Edwin James Grace Jr. (January 29, 1939 – July 8, 1972), was born in the Madison neighborhood of Brooklyn, New York. Grace graduated from James Madison High School in June 1956. Three months later, he entered St. Francis College but dropped out in the middle of his sophomore year in January 1958. He spent most of his adult life working for the Pinkerton Protective Agency in Essex County, New York, but joined the United States Army for a few years, including a tour around Okinawa.

In May 1970, Grace wrote to the Judicial Conference, seeking reinstatement and the conference double-checked with Howard Tyson, director of the administration of the Civil Court, saying that Tyson did not want him reinstated. In 1971, Grace quit Pinkerton to work for civil court in Essex. During his last four months, he worked out of its Camden, New Jersey office until the murders. A few days prior to the shooting, Grace went back to his home in Brooklyn to see his family for the last time in their East Flatbush home before leaving the state in a white Volkswagen. After they had departed, Grace began suffering mental health issues. Interviews from neighbors confirmed that "he didn't know what he did for a living". One neighbor told the Daily News that there's "not a single soul who knew him who has a bad word to say about him or his family".

On August 30, 1971, Grace joined as a uniformed security guard for Rochdale Village Inc. in Trenton, New Jersey, but was fired on December 30, 1971, for "excessive absence" because of a family emergency involving his ailing father. He fled back to New York for several months before returning to New Jersey on April 7, 1972, and brought back his Pinkerton job.

==Investigation==
After the shooting, police officers entered the Turnersville motel room where Grace stayed prior to the shooting. According to investigators, Grace's room was reported as "dingy" with stucco and paneling on the walls. The handles on the chest of drawers were broken, and the mirror was completely faded. Inside the broken chests contains a $63.69 insurance bill that was due 10 days prior to the shooting, as well as two bottles of aspirin gun-stocks, barrel extensions, more ammunition, and two books. One of the two books was titled New Day, Adventure from the Bible and the other being My Way of Life. The clock radio was unplugged and a gray suit hung limply from a wire hanger in the closet. Police also investigated his Volkswagen, that was purchased by Grace in New York, sitting at the parking lot of the Heritage Building.

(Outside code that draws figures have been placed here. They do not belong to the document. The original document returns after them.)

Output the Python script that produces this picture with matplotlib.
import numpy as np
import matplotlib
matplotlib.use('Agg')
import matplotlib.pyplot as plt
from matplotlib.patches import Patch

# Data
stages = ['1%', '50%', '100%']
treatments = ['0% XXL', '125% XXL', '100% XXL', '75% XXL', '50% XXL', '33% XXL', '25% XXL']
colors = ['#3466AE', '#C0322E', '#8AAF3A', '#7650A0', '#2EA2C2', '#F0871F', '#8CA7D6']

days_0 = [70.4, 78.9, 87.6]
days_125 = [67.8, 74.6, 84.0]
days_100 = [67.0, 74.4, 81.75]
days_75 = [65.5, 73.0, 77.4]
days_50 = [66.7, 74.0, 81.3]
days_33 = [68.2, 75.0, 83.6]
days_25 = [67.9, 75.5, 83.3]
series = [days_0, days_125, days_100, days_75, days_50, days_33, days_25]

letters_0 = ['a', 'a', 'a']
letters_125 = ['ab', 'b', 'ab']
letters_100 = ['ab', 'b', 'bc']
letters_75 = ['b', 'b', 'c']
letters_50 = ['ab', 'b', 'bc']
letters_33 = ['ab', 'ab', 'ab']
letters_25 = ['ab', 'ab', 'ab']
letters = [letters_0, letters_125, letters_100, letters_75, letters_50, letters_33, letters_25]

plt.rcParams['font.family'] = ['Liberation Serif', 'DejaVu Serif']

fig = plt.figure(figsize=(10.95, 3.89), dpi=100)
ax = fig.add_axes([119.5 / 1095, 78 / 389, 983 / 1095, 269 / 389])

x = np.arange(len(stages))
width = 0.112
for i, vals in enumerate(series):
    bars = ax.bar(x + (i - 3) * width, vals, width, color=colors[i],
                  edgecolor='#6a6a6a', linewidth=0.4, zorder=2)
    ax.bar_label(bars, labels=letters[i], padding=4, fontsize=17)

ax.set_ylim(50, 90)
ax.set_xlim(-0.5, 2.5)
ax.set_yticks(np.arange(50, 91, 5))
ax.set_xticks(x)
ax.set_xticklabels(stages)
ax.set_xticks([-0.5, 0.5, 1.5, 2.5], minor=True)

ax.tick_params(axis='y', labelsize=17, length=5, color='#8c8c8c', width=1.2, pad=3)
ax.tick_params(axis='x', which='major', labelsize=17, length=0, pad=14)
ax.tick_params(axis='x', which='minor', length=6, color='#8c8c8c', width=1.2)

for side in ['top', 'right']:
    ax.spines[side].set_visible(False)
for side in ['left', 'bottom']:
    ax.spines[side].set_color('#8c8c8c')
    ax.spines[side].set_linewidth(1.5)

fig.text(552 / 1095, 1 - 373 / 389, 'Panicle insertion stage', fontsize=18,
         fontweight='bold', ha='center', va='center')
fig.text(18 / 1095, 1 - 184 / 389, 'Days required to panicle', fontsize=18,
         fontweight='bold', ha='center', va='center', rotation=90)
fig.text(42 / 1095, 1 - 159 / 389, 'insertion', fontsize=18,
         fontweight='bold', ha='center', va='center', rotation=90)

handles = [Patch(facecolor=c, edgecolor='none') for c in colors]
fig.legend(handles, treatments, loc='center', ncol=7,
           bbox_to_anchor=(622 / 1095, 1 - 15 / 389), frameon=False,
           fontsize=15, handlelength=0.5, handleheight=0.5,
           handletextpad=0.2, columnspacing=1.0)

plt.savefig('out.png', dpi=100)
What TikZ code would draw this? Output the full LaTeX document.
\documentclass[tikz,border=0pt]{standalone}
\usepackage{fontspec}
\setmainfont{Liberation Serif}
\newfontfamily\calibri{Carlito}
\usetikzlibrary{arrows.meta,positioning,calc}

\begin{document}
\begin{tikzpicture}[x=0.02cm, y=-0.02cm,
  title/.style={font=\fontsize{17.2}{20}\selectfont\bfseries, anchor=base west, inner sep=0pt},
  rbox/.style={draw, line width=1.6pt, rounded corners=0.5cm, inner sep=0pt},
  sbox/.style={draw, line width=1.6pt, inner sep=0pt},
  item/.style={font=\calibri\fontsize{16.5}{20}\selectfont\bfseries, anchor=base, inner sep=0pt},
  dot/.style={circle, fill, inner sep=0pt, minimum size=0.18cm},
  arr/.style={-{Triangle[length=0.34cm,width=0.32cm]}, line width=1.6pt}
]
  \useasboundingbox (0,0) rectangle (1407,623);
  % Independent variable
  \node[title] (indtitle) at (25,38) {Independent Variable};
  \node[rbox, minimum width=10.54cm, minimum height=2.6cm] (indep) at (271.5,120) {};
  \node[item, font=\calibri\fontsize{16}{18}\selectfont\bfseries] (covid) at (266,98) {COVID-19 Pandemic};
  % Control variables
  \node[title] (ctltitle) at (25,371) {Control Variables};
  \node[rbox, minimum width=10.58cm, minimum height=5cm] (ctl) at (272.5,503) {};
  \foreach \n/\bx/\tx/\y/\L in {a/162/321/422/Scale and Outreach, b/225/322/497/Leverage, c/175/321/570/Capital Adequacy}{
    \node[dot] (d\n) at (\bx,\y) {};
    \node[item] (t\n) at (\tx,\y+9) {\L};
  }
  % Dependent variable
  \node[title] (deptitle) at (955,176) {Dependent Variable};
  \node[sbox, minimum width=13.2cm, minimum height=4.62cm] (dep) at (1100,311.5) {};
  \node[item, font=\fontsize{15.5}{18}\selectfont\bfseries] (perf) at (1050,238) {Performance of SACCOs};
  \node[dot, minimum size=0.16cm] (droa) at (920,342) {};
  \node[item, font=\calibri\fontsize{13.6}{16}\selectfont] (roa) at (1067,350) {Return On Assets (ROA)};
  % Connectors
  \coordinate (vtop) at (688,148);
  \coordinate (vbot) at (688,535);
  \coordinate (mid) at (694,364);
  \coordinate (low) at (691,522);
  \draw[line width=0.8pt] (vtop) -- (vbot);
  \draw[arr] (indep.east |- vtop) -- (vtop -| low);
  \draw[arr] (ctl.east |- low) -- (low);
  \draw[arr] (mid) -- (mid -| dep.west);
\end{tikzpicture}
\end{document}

Inside, investigators found a Pinkerton badge on his seat, and a map in his car with large X's over Cherry Hill and Pennsauken.

Police later recovered a card that was written by Grace himself, all taped on a metal frame of the motel's mailbox, that was written hours before the shooting, reading: "Beyond this place of wrath and tears looms but the horror of the shade, and yet the menace of the years finds, and shall find me unafraid. It matters not how strait the gate, how charged with punishments the scroll, I am the master of my fate. I am the captain of my soul." The word "Invictus" was written underneath the message, with the word being Latin for "unconquered". Despite the shooting not being ruled out as androcide nor motivated by misandry, authorities confirmed that Grace targeted his male employees as an act of workplace revenge over his frustration on his employment agency.